4. Hire consultants that are connected to the community because they have established relationships with donors, volunteers, and "movers and shakers" that can get things done that you cannot.

5. Identify your themes and messages early. It's crucial because they are the foundation of publicity, advertising, and outreach campaigns. You want to "brand" the campaign(s) so people remember the library.

6. Build community awareness by recruiting and training docents early in the process; because it will take longer than you think to get them up to speed.

7. Know all aspects of your product, because you cannot market what you do not know. This helps you manage your partners.

8. Focus on the positive because it energizes you; others will take care of the negative. You must believe before you can achieve.

9. Meet early and often with internal and external stakeholders because they can provide solutions that you may not have thought of.

10. Engage the community. It's their public building. Getting community support is based on knowing specifically what they need.
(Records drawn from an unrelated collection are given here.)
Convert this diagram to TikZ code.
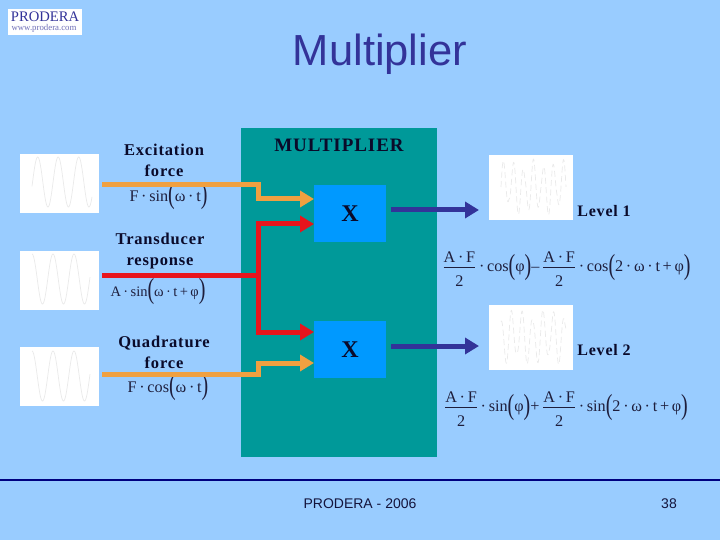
\documentclass[tikz,border=0pt]{standalone}
\usepackage{fontspec}
\usepackage{amsmath}
\usepackage{graphicx}
\setmainfont{Liberation Serif}
\newfontfamily\arialf{Liberation Sans}
\newfontfamily\spacedf[LetterSpace=5]{Liberation Serif}
\usetikzlibrary{arrows.meta}
\definecolor{bgblue}{HTML}{99CCFF}
\definecolor{tealb}{HTML}{009999}
\definecolor{boxb}{HTML}{0099FF}
\definecolor{navyt}{HTML}{333399}
\definecolor{footl}{HTML}{000080}
\definecolor{footc}{HTML}{14143C}
\definecolor{orangel}{HTML}{F0A040}
\definecolor{redl}{HTML}{E8141C}
\definecolor{wavec}{HTML}{EAEAEA}
\definecolor{inkc}{HTML}{0A0A2A}
\definecolor{mathc}{HTML}{1E1E3C}
\newcommand\bigp[1]{\raisebox{-0.16em}{\scalebox{1}[1.45]{\fontsize{20}{20}\selectfont #1}}}
\newcommand\frAF{$\displaystyle\frac{\raisebox{-3pt}[\height][0pt]{A\,·\,F}}{\hbox{\rule{0pt}{1.05em}2}}$}
\tikzset{
  wbox/.style={fill=white,inner sep=0pt,outer sep=0pt},
  hbox/.style={fill=boxb,inner sep=0pt,outer sep=0pt,minimum width=72pt,minimum height=57pt},
  lab/.style={font=\spacedf\fontsize{16.5}{20}\selectfont\bfseries,text=inkc,align=center,inner sep=0pt},
  mth/.style={font=\fontsize{16.2}{18}\selectfont,text=mathc,inner sep=0pt},
  feed/.style={line width=5pt,line join=miter,-{Triangle[length=14pt,width=16pt]}},
  feedplain/.style={line width=5pt,line join=miter},
  wave/.style={wavec,line width=0.7pt,smooth},
  wavey/.style={wavec,line width=0.7pt,dash pattern=on 6pt off 3.5pt}
}
\begin{document}
\begin{tikzpicture}[x=1pt,y=-1pt]
\useasboundingbox (0,0) rectangle (720,540);
\fill[bgblue] (0,0) rectangle (720,540);
% logo
\node[wbox,minimum width=74pt,minimum height=26pt] (logo) at (45,22) {};
\node[font=\fontsize{14.6}{15}\selectfont,text=navyt,inner sep=0pt] (logot) at (45,17) {PRODERA};
\node[font=\fontsize{8.8}{9}\selectfont,text=navyt!70,inner sep=0pt] (logou) at (44,28.5) {www.prodera.com};
% title
\node[font=\arialf\fontsize{43.5}{46}\selectfont,text=navyt,inner sep=0pt] (title) at (380,54) {Multiplier};
% multiplier block
\node[fill=tealb,inner sep=0pt,outer sep=0pt,minimum width=196pt,minimum height=329pt] (block) at (339,292.5) {};
\node[lab,font=\spacedf\fontsize{19}{22}\selectfont\bfseries] (mtitle) at (339,145) {MULTIPLIER};
\node[hbox] (m1) at (350,213.5) {};
\node[hbox] (m2) at (350,349.5) {};
\node[font=\fontsize{24}{26}\selectfont\bfseries,text=inkc,inner sep=0pt] (x1) at (350,214) {X};
\node[font=\fontsize{24}{26}\selectfont\bfseries,text=inkc,inner sep=0pt] (x2) at (350,350) {X};
% white boxes
\node[wbox,minimum width=79pt,minimum height=59pt] (w1) at (59.5,183.5) {};
\node[wbox,minimum width=79pt,minimum height=59pt] (w2) at (59.5,280.5) {};
\node[wbox,minimum width=79pt,minimum height=59pt] (w3) at (59.5,376.5) {};
\node[wbox,minimum width=84pt,minimum height=65pt] (o1) at (531,187.5) {};
\node[wbox,minimum width=84pt,minimum height=65pt] (o2) at (531,337.5) {};
% waves
\draw[wave] plot[domain=0:60,samples=120] ({32+\x},{182-25*sin(\x*17.56-10)});
\draw[wave] plot[domain=0:58,samples=120] ({32+\x},{279-25*cos(\x*17.14)});
\draw[wave] plot[domain=0:58,samples=120] ({32+\x},{376-25*cos(\x*17.14)});
\draw[wavey] plot[domain=0:65,samples=300] ({501+\x},{187-28*(0.45+0.55*abs(cos(\x*11.25)))*sin(\x*36)});
\draw[wavey] plot[domain=0:65,samples=300] ({501+\x},{337-28*(0.55+0.45*abs(sin(\x*11.25)))*cos(\x*34.3)});
% labels
\node[lab] (l1) at (164,160) {Excitation\\[1pt]force};
\node[lab] (l2) at (160,251) {Transducer\\[1pt]response};
\node[lab] (l3) at (164,352.5) {Quadrature\\[1pt]force};
\node[lab,font=\spacedf\fontsize{16}{18}\selectfont\bfseries] (lv1) at (604,211) {Level 1};
\node[lab,font=\spacedf\fontsize{16}{18}\selectfont\bfseries] (lv2) at (604,350) {Level 2};
% formulas
\node[mth] (f1) at (168.5,197) {F\,·\,sin\bigp{(}ω\,·\,t\bigp{)}};
\node[mth,font=\fontsize{14.5}{17}\selectfont] (f2) at (158,292) {A\,·\,sin\bigp{(}ω\,·\,t\,+\,φ\bigp{)}};
\node[mth] (f3) at (168,388) {F\,·\,cos\bigp{(}ω\,·\,t\bigp{)}};
\node[mth] (f4) at (566.5,268) {\frAF\,·\,cos\bigp{(}φ\bigp{)}--\,\frAF\,·\,cos\bigp{(}2\,·\,ω\,·\,t\,+\,φ\bigp{)}};
\node[mth] (f5) at (566,408) {\frAF\,·\,sin\bigp{(}φ\bigp{)}+\,\frAF\,·\,sin\bigp{(}2\,·\,ω\,·\,t\,+\,φ\bigp{)}};
% connector anchors
\coordinate (a1) at (102,185);
\coordinate (a1b) at (258,185);
\coordinate (a1c) at (258,199);
\coordinate (m1a) at (314,199);
\coordinate (a2) at (102,275);
\coordinate (bus) at (258,275);
\coordinate (bust) at (258,224);
\coordinate (busb) at (258,332);
\coordinate (m1r) at (314,224);
\coordinate (m2r) at (314,332);
\coordinate (a3) at (102,374);
\coordinate (a3b) at (258,374);
\coordinate (a3c) at (258,363);
\coordinate (m2a) at (314,363);
\coordinate (b1) at (391,210);
\coordinate (b1e) at (479,210);
\coordinate (b2) at (391,346);
\coordinate (b2e) at (479,346);
% connectors
\draw[feed,orangel] (a1) -- (a1b) -- (a1c) -- (m1a);
\draw[feed,orangel] (a3) -- (a3b) -- (a3c) -- (m2a);
\draw[feedplain,redl] (a2) -- (bus);
\draw[feed,redl] (bus) -- (bust) -- (m1r);
\draw[feed,redl] (bus) -- (busb) -- (m2r);
\draw[feed,navyt] (b1) -- (b1e);
\draw[feed,navyt] (b2) -- (b2e);
% footer
\coordinate (fl) at (0,480);
\coordinate (fr) at (720,480);
\draw[line width=2pt,color=footl] (fl) -- (fr);
\node[font=\arialf\fontsize{14}{16}\selectfont,text=footc,inner sep=0pt] (foot) at (360,504) {PRODERA - 2006};
\node[font=\arialf\fontsize{14}{16}\selectfont,text=footc,inner sep=0pt] (page) at (669,504) {38};
\end{tikzpicture}
\end{document}
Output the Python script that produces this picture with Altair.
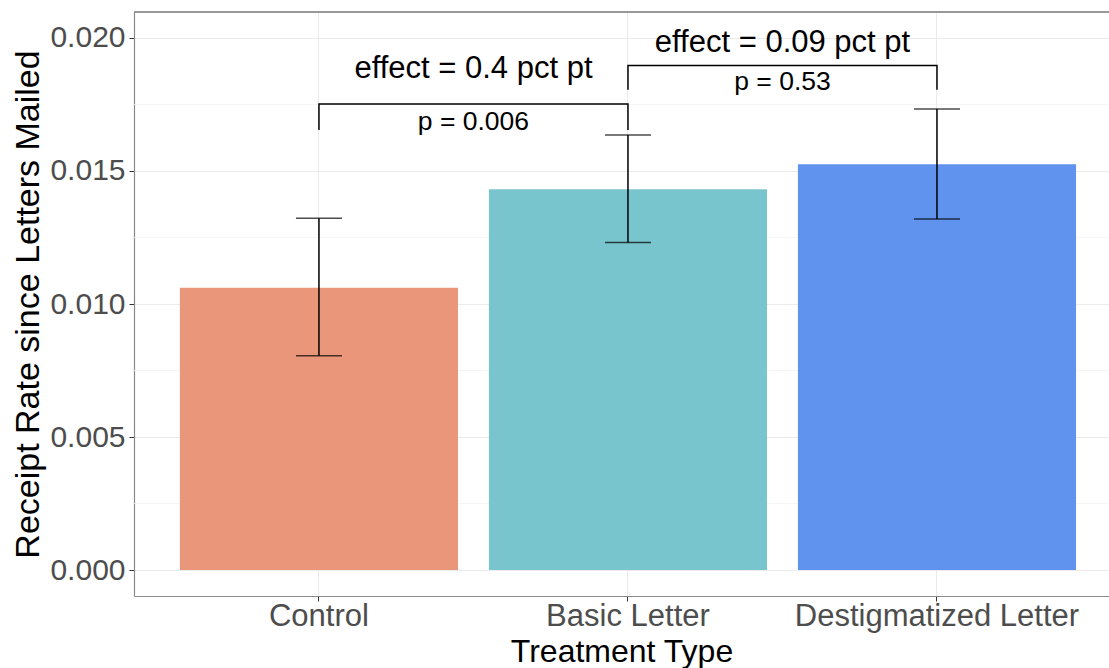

Finally, the Grand Opening Happens

Press, SJSU students and faculty, community members, and city dignitaries attended the dedication ceremony, which was followed by a day-long community celebration featuring multicultural events and community booths with activities. The planners created a carnival atmosphere that included scavenger hunts and face-to-face meetings with noted authors. Mayor Ron Gonzales was on hand, along with more than 22,000 citizens. The planners made sure that people experienced many different areas in the library by holding events in specific locations, such as the reception for artist Mel Chin on the terrace off the fifth floor and the book bingo on the seventh floor.

SJSU library dean Breivik confirms that all the planning paid off. "Because, up front, there were so many concerns about the new library, it was especially important to attract campus and community people to the library's opening event. We succeeded far beyond our expectations, and the library has been a source of campus and community pride ever since."